Swanage Railway appeals to restore T3 class locomotive
- Published
An appeal to restore a Victorian steam locomotive has been launched by a heritage railway line.
Swanage Railway in Dorset hopes to raise £350,000 to return the London and South Western Railway T3 class locomotive to full working order.
The engine was donated to the line by the National Railway Museum in 2017.
A detailed inspection concluded it was in good enough condition to be fully restored. Swanage Railway described it as a "unique locomotive".
The T3 class locomotives hauled trains from London on the west of England main line, across Dorset and down to Corfe Castle and Swanage up to the 1940s.

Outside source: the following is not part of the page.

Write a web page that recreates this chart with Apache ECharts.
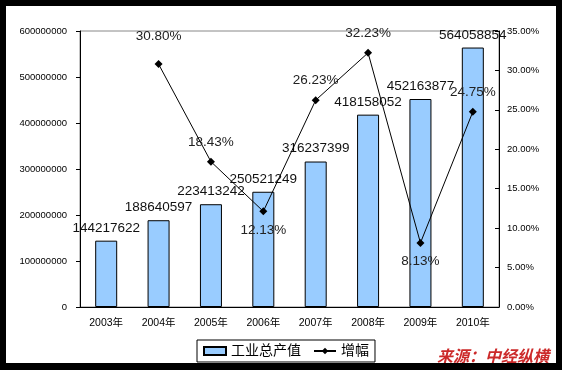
<!DOCTYPE html>
<html><head><meta charset="utf-8">
<script src="https://cdn.jsdelivr.net/npm/echarts@6/dist/echarts.min.js"></script>
<style>
html,body{margin:0;padding:0;background:#000;width:562px;height:370px;overflow:hidden}
#c{position:absolute;left:6px;top:6px;width:550px;height:357px;background:#fff}
</style></head>
<body><div id="c"></div>
<script>
var categories = ['2003年','2004年','2005年','2006年','2007年','2008年','2009年','2010年'];
var outputValues = [144217622,188640597,223413242,250521249,316237399,418158052,452163877,564058854];
var growthRates = [null,0.3080,0.1843,0.1213,0.2623,0.3223,0.0813,0.2475];
var seriesNames = ['工业总产值','增幅'];
var sourceText = '来源：中经纵横';

var FF = '"Liberation Sans", Arial, "Noto Sans CJK SC", sans-serif';
var belowIdx = {3: true, 6: true};
var lineData = growthRates.map(function (v, i) {
  if (v === null) return '-';
  var item = {value: v};
  if (belowIdx[i]) item.label = {position: 'bottom', distance: 8};
  if (i === 1) item.label = {position: 'top', distance: 17};
  return item;
});

var chart = echarts.init(document.getElementById('c'), null, {renderer: 'canvas'});
chart.setOption({
  animation: false,
  textStyle: {fontFamily: FF},
  grid: {left: 74, top: 25, width: 419, height: 276, show: true, borderColor: '#888', borderWidth: 1, backgroundColor: 'transparent'},
  xAxis: {
    type: 'category', data: categories, boundaryGap: true,
    axisLine: {lineStyle: {color: '#000', width: 1}},
    axisTick: {inside: true, length: 5, lineStyle: {color: '#000'}},
    axisLabel: {color: '#000', fontSize: 10.5, fontFamily: FF, margin: 11}
  },
  yAxis: [{
    type: 'value', min: 0, max: 600000000, interval: 100000000,
    axisLine: {show: true, lineStyle: {color: '#000'}},
    axisTick: {show: true, length: 4, lineStyle: {color: '#000'}},
    splitLine: {show: false},
    axisLabel: {color: '#000', fontSize: 9.5, fontFamily: FF, margin: 13,
      formatter: function (v) { return String(v); }}
  }, {
    type: 'value', min: 0, max: 0.35, interval: 0.05, position: 'right',
    axisLine: {show: true, lineStyle: {color: '#000'}},
    axisTick: {show: true, inside: true, length: 4, lineStyle: {color: '#000'}},
    splitLine: {show: false},
    axisLabel: {color: '#000', fontSize: 9.5, fontFamily: FF, margin: 8,
      formatter: function (v) { return (v * 100).toFixed(2) + '%'; }}
  }],
  legend: {
    left: 191, top: 334, padding: [4, 6, 4, 6], itemGap: 12,
    borderColor: '#000', borderWidth: 1, backgroundColor: '#fff',
    itemWidth: 22, itemHeight: 8,
    textStyle: {color: '#000', fontSize: 14, fontFamily: FF},
    data: [{name: seriesNames[0], icon: 'rect'}, {name: seriesNames[1]}]
  },
  series: [{
    name: seriesNames[0], type: 'bar', data: outputValues, barWidth: 22,
    itemStyle: {color: '#99CCFF', borderColor: '#000', borderWidth: 1},
    label: {show: true, position: 'top', distance: 6, color: '#111', fontSize: 13.5, fontFamily: FF}
  }, {
    name: seriesNames[1], type: 'line', yAxisIndex: 1, data: lineData,
    symbol: 'diamond', symbolSize: 8, z: 5,
    lineStyle: {color: '#000', width: 1}, itemStyle: {color: '#000'},
    label: {show: true, position: 'top', distance: 9, color: '#222', fontSize: 13.5, fontFamily: FF,
      formatter: function (p) { return (p.value * 100).toFixed(2) + '%'; }}
  }],
  graphic: [{
    type: 'text', left: 431, top: 342, z: 10,
    style: {text: sourceText, fill: '#cc2a2a', font: 'italic bold 16px "Noto Sans CJK SC", sans-serif'}
  }]
});
</script></body></html>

They were credited for bringing city visitors to the Dorset coast.
'Unique project'
Built in 1893, No 563 was not scrapped along with the rest of the class as it was selected for display at London's Waterloo station centenary in 1948.
Matt McManus, of The Swanage Railway Trust, said: "This is one of the most exciting locomotive restoration projects of the last 25 years - a unique project that will bring a locomotive most people thought would never steam again back into life on the railway that it was built for.
"The T3 allows us to go right back to the very start of railways in Dorset. No 563 enables the Swanage Railway Trust to show how railways connected rural and coastal communities in the Victorian and Edwardian periods."
The Swanage to Wareham line was closed by British Rail in 1972 and ripped up, although part of it was re-opened as a tourist attraction in the 1990s.